Why the Kanak Don’t Fear Sharks

Published on
28. July 2020

Why the Kanak Don’t Fear Sharks: Myths as a Coherent but Dangerous Mirror of Nature

Eric Clua, Jean Guiart


This study focuses on the important role of sharks in the Melanesian mythology. Based on unpublished stories essentially originating from New Caledonia, we show how strong the links are between myths and the physical environment in which Kanak live. As prevalent mythical animals, sharks can indifferently play the role of avengers and righters of wrongs, or vehicles for the spirits of living or dead people. They can be either allies or enemies in wars, and their role as potential man‐killers is never overlooked.
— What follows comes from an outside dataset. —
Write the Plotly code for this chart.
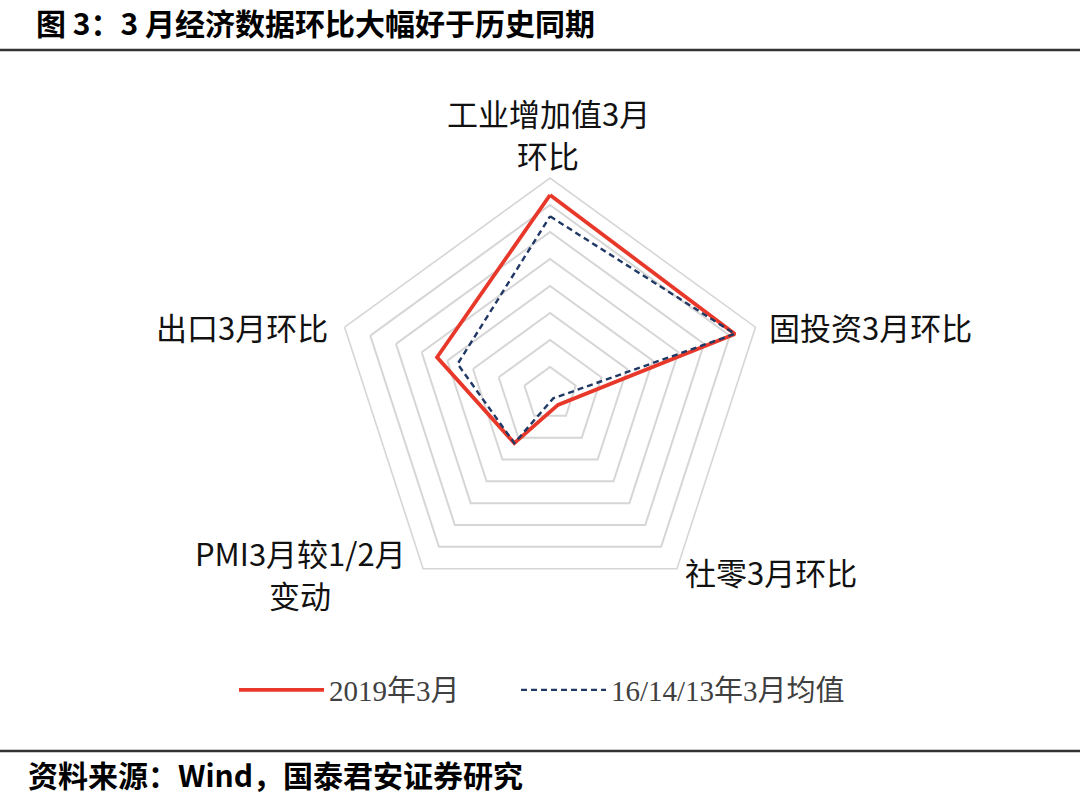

However, when humans are attacked and killed by a shark, it is always for a material reason: the victim broke a rule or a tabu, the shark was an enemy, the sharks withdrew protection, the event allowed a pregnant woman to reach a new territory, etc. Beyond arbitrary metaphysical justifications, such perceptions reflect respect for social and natural order. For Kanak ni‐Vanuatu and other Pacific Islander peoples, sharks are part of a coherent Nature that includes natural and social hazards. In the quest for sustainable development of the planet, more in harmony with Nature, so‐called ‘developed societies’ might draw inspiration from such perceptions. Indigenous understandings could also help change the globally negative perception of sharks, and support shark conservation efforts in Oceania and worldwide.